1984 – George Orwell
Why have I read this book so many times? Is it that Winston Smith is everyman? He is the spark of humanity in a regime that wants everything to be bland and tasteless and controlled, but his eventual capitulation to Big Brother also points out how insidious propaganda and mind control can be. It was Orwell’s great warning to the future.
The Shipping News - E. Annie Proulx
I read this book shortly after moving back to Goulburn and getting a job as a reporter at the Goulburn Post, which is not unlike the hero of this story, Quoyle. I loved reading how Quoyle asserts himself as a man and a father in this book and how he finds that moving back to the area where his roots are can provide the deep healing that his soul desperately needs at that point in his life. It is as funny as hell too!
The Book Thief - Markus Zusak
A story of bravery, compassion and humanity set amidst Nazi Germany during World War II. Its brilliance lies in the fact that it is narrated by ‘Death’ himself, who mostly complains about busy he is. It focusses on the innocence of a young girl and contrasts how her innocence survives despite those dark times. It is a very sad book too.
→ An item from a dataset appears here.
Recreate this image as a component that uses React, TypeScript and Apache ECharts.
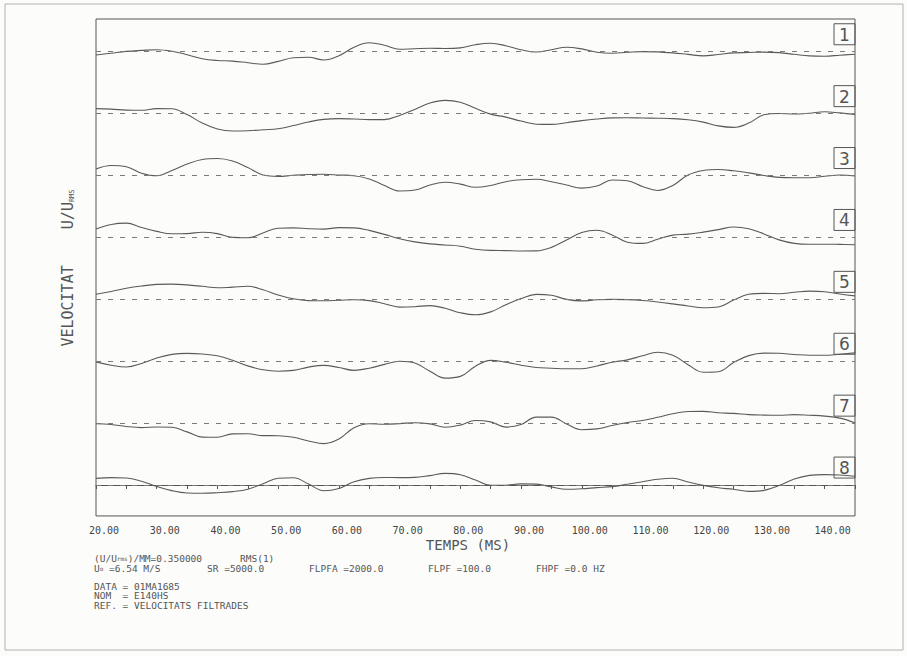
import React, { useEffect, useRef } from 'react';
import * as echarts from 'echarts';

// Time axis (ms)
const TIME_MS = [
  20, 22.5, 25, 27.5, 30, 32.5, 35, 37.5, 40, 42.5, 45, 47.5, 50, 52.5, 55, 57.5,
  60, 62.5, 65, 67.5, 70, 72.5, 75, 77.5, 80, 82.5, 85, 87.5, 90, 92.5, 95, 97.5,
  100, 102.5, 105, 107.5, 110, 112.5, 115, 117.5, 120, 122.5, 125, 127.5, 130,
  132.5, 135, 137.5, 140, 142.5, 145,
];

// Trace deflections (plot units)
const TRACE_1 = [-3.3, -1.5, 0.3, 1.3, 2, 0.5, -3, -7, -8.8, -9.4, -11, -12.6, -9.7, -6, -5.6, -8.3, -4, 4.5, 9, 6.5, 2.5, 3, 3.4, 3.2, 3.8, 7, 8.4, 6, 2, -0.3, 2, 4.4, 2.8, -0.5, -1.5, -0.6, 0.1, -0.2, -1.2, -2.7, -4.2, -2.8, -1.2, -0.8, -0.4, -0.9, -2.6, -4.2, -4.5, -3.5, -2.5];
const TRACE_2 = [5, 4.5, 3.5, 3.3, 5, 4.8, -1, -9.5, -15.5, -17.5, -17.2, -16.2, -15.2, -12, -8.4, -5.8, -5, -5.4, -6, -6, -1.8, 4.2, 10.6, 13.2, 11.4, 5.3, -0.5, -3.5, -7.5, -10.6, -10.8, -9.1, -7, -5.4, -4.3, -4.1, -4.4, -4.6, -5, -6.2, -8.5, -12.3, -13.8, -9.5, -1.2, 0.1, -0.4, 0.4, 1.8, 0.7, -0.8];
const TRACE_3 = [6.5, 10, 8.7, 2.3, -0.3, 5, 11.5, 16, 17, 14.5, 8, 0.5, -0.9, 0.2, 1, 1.2, 0.5, -0.3, -3.5, -10, -15.5, -14.6, -9.5, -6.8, -8.6, -11.8, -10, -6.2, -4.2, -3.8, -6.2, -9.6, -12.6, -10.6, -4.5, -5.2, -11, -15, -10, 0.5, 5, 6, 4.7, 2.6, 0, -1.9, -2.2, -2.2, -0.8, 0.5, -0.5];
const TRACE_4 = [8.4, 13, 14.3, 10, 6, 3.6, 3.8, 5.2, 3.8, 0, -0.4, 4.5, 9.2, 9.5, 8.7, 8.3, 9.8, 9.5, 7, 3, -1.3, -4.5, -6.5, -7.6, -8.8, -11.8, -13, -13.2, -13.6, -13.5, -10, -2.5, 5, 7.2, 2.5, -4.8, -6, -1.8, 2.3, 3.3, 5.3, 7.8, 10.4, 8.6, 3.5, -2.5, -6, -6.9, -6.8, -7, -7.3];
const TRACE_5 = [5, 7.8, 11, 13.3, 14.9, 15.2, 14.4, 13, 11.5, 12.2, 13, 9.6, 4.4, 0.5, -1.3, -1.5, -1, -0.4, -1.3, -4.4, -7.8, -7.4, -6.3, -9, -13.5, -15.5, -12.6, -5.5, 0.7, 4.9, 4, -0.1, -1.6, -0.5, -0.1, -0.3, -1.2, -2.7, -4.6, -6.7, -8.5, -7.7, -0.8, 5, 5.9, 5.6, 7, 8.2, 7.6, 5.3, 3.4];
const TRACE_6 = [-0.7, -4, -5.8, -2.3, 3.2, 6.8, 7.8, 7.2, 5.4, 1, -4.7, -8.6, -10, -9.2, -5.9, -4.2, -6.3, -9.2, -7, -3.2, 0, -1.8, -10, -17, -15.2, -5, 0.8, -1.1, -4, -6.3, -7, -7.6, -7.5, -4.8, -1, 1.3, 5.5, 9, 6, -3.5, -11, -10.5, -1.4, 5.6, 8.1, 7.9, 6.7, 5.9, 5.9, 7, 8.3];
const TRACE_7 = [-0.6, -1.4, -3.4, -4.5, -3.9, -4.2, -8.8, -14, -14.2, -10.8, -10.7, -12.5, -12.6, -14.2, -17.9, -20.6, -16, -4.6, -0.6, -1.1, -0.5, 0.4, -0.8, -4.1, -2, 2.6, 1.2, -4, -1.4, 6, 6, -0.8, -6.6, -5.8, -2.4, 0.6, 2.6, 5.8, 9.4, 11.6, 11.7, 10.4, 9.7, 8.5, 8, 7.8, 8.5, 7.9, 7, 5, 0.3];
const TRACE_8 = [6.6, 7.4, 7, 3.8, -1.4, -5.6, -8, -8.3, -7.7, -6.6, -4.2, 1.2, 6.8, 7.3, 1, -5.7, -3.5, 3.2, 6.6, 7.5, 7.4, 7.6, 9.4, 11.6, 10.3, 5, -0.4, -0.2, 1.1, 0.9, -1.9, -4.3, -3.8, -2.6, -1.6, 0.7, 3.2, 5.7, 6.8, 3, -0.4, -2.8, -4.3, -6.4, -5.4, -0.6, 6, 9.6, 10.4, 10, 8.7];

const TRACES = [TRACE_1, TRACE_2, TRACE_3, TRACE_4, TRACE_5, TRACE_6, TRACE_7, TRACE_8];
const TRACE_LABELS = ['1', '2', '3', '4', '5', '6', '7', '8'];

const X_MIN = 20;
const X_MAX = 145;
const X_STEP = 5;
const X_LABEL_STEP = 10;
const X_LABEL_LAST = 140;

const INFO_LINE_2 = [
  { x: 207, text: 'SR =5000.0' },
  { x: 309, text: 'FLPFA =2000.0' },
  { x: 428, text: 'FLPF =100.0' },
  { x: 536, text: 'FHPF =0.0 HZ' },
];
const META_LINES = ['DATA = 01MA1685', 'NOM  = E140HS', 'REF. = VELOCITATS FILTRADES'];

const MONO = '"DejaVu Sans Mono", "Liberation Mono", monospace';
const INK = '#555';
const INFO_SIZE = 9.5;

export default function App() {
  const ref = useRef<HTMLDivElement>(null);

  useEffect(() => {
    if (!ref.current) return;
    const chart = echarts.init(ref.current, undefined, { renderer: 'svg' });

    const left = 96;
    const width = 759;
    const top0 = 20.75;
    const bandH = 61.9;
    const n = TRACES.length;

    const grids: any[] = [];
    const xAxes: any[] = [];
    const yAxes: any[] = [];
    const series: any[] = [];
    const graphics: any[] = [];

    TRACES.forEach((tr, i) => {
      const last = i === n - 1;
      grids.push({ left, width, top: top0 + i * bandH, height: bandH });
      xAxes.push({
        type: 'value',
        gridIndex: i,
        min: X_MIN,
        max: X_MAX,
        interval: X_STEP,
        show: last,
        axisLine: { show: true, lineStyle: { color: INK, width: 1 } },
        axisTick: { show: true, length: 4, lineStyle: { color: INK, width: 1 } },
        splitLine: { show: false },
        axisLabel: {
          show: last,
          margin: 10,
          fontFamily: MONO,
          fontSize: 10,
          color: '#444',
          padding: [0, 0, 0, 16],
          formatter: (v: number) =>
            v % X_LABEL_STEP === 0 && v <= X_LABEL_LAST ? v.toFixed(2) : '',
        },
      });
      yAxes.push({ type: 'value', gridIndex: i, min: -31, max: 31, show: false });
      series.push({
        type: 'line',
        xAxisIndex: i,
        yAxisIndex: i,
        data: TIME_MS.map((t, k) => [t, tr[k]]),
        smooth: 0.4,
        symbol: 'none',
        showSymbol: false,
        lineStyle: { color: '#5a5a5a', width: 1.1 },
        markLine: {
          silent: true,
          symbol: 'none',
          label: { show: false },
          lineStyle: { type: [5, 7], color: '#7a7a7a', width: 1 },
          data: [{ yAxis: 0 }],
        },
      });

      const by = top0 + i * bandH + 3;
      graphics.push({
        type: 'rect',
        shape: { x: left + width - 21, y: by, width: 21, height: 21 },
        style: { fill: 'none', stroke: INK, lineWidth: 1 },
      });
      graphics.push({
        type: 'text',
        x: left + width - 10.5,
        y: by + 11,
        style: {
          text: TRACE_LABELS[i],
          fontFamily: '"DejaVu Sans", sans-serif',
          fontSize: 17,
          fill: '#555',
          align: 'center',
          verticalAlign: 'middle',
        },
      });
    });

    // outer page border and plot frame
    graphics.push({
      type: 'rect',
      shape: { x: 5, y: 4, width: 898, height: 646 },
      style: { fill: 'none', stroke: '#b0b0b0', lineWidth: 1 },
    });
    graphics.push({
      type: 'rect',
      shape: { x: left, y: 19, width, height: top0 + n * bandH - 19 },
      style: { fill: 'none', stroke: INK, lineWidth: 1 },
    });

    // y axis title
    graphics.push({
      type: 'text',
      x: 68,
      y: 268,
      rotation: Math.PI / 2,
      style: {
        text: '{a|VELOCITAT    U/U}{s|RMS}',
        align: 'center',
        verticalAlign: 'middle',
        rich: {
          a: { fontFamily: MONO, fontSize: 15, fill: INK, color: INK },
          s: { fontFamily: MONO, fontSize: 7, fill: INK, color: INK, verticalAlign: 'bottom', padding: [6, 0, 0, 0] },
        },
      },
    });

    // x axis title
    graphics.push({
      type: 'text',
      x: 468,
      y: 545,
      style: {
        text: 'TEMPS (MS)',
        fontFamily: MONO,
        fontSize: 14,
        fill: INK,
        align: 'center',
        verticalAlign: 'middle',
      },
    });

    // info lines
    graphics.push({
      type: 'text',
      x: 94,
      y: 558,
      style: {
        text: '{a|(U/U}{s|rms}{a|)/MM=0.350000}',
        verticalAlign: 'middle',
        rich: {
          a: { fontFamily: MONO, fontSize: INFO_SIZE, fill: INK, color: INK },
          s: { fontFamily: MONO, fontSize: 6, fill: INK, color: INK },
        },
      },
    });
    graphics.push({
      type: 'text',
      x: 240,
      y: 558,
      style: { text: 'RMS(1)', fontFamily: MONO, fontSize: INFO_SIZE, fill: INK, verticalAlign: 'middle' },
    });
    graphics.push({
      type: 'text',
      x: 94,
      y: 568,
      style: {
        text: '{a|U}{s|o}{a| =6.54 M/S}',
        verticalAlign: 'middle',
        rich: {
          a: { fontFamily: MONO, fontSize: INFO_SIZE, fill: INK, color: INK },
          s: { fontFamily: MONO, fontSize: 6, fill: INK, color: INK },
        },
      },
    });
    INFO_LINE_2.forEach((seg) => {
      graphics.push({
        type: 'text',
        x: seg.x,
        y: 568,
        style: { text: seg.text, fontFamily: MONO, fontSize: INFO_SIZE, fill: INK, verticalAlign: 'middle' },
      });
    });
    META_LINES.forEach((line, k) => {
      graphics.push({
        type: 'text',
        x: 94,
        y: 586 + k * 9.5,
        style: { text: line, fontFamily: MONO, fontSize: INFO_SIZE, fill: INK, verticalAlign: 'middle' },
      });
    });

    chart.setOption({
      animation: false,
      backgroundColor: '#fcfdfb',
      grid: grids,
      xAxis: xAxes,
      yAxis: yAxes,
      series,
      graphic: graphics,
    });

    return () => chart.dispose();
  }, []);

  return (
    <div
      ref={ref}
      style={{ position: 'absolute', left: 0, top: 0, width: 907, height: 656 }}
    />
  );
}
The Great Gatsby - F Scott Fitzgerald
F.Scott Fitzgerald writes with economy and precision. This great American epic is only really the size of a novella, yet it has everything – a man’s quest for the love of a woman drives him to the heights of success, to prove to her that he is worthy – and when he is within reach of her – his dreams all come crashing down. A marvellous book.
My Brother Jack - George Jonston
It is the poignant story of two brothers growing up during the interwar period in Melbourne. Jack is the quintessential tough Aussie bloke who his younger brother David looked up to as they were growing up, but the roles are reversed during the course of World War II when David is celebrated as a war correspondent. This is THE great Australian novel.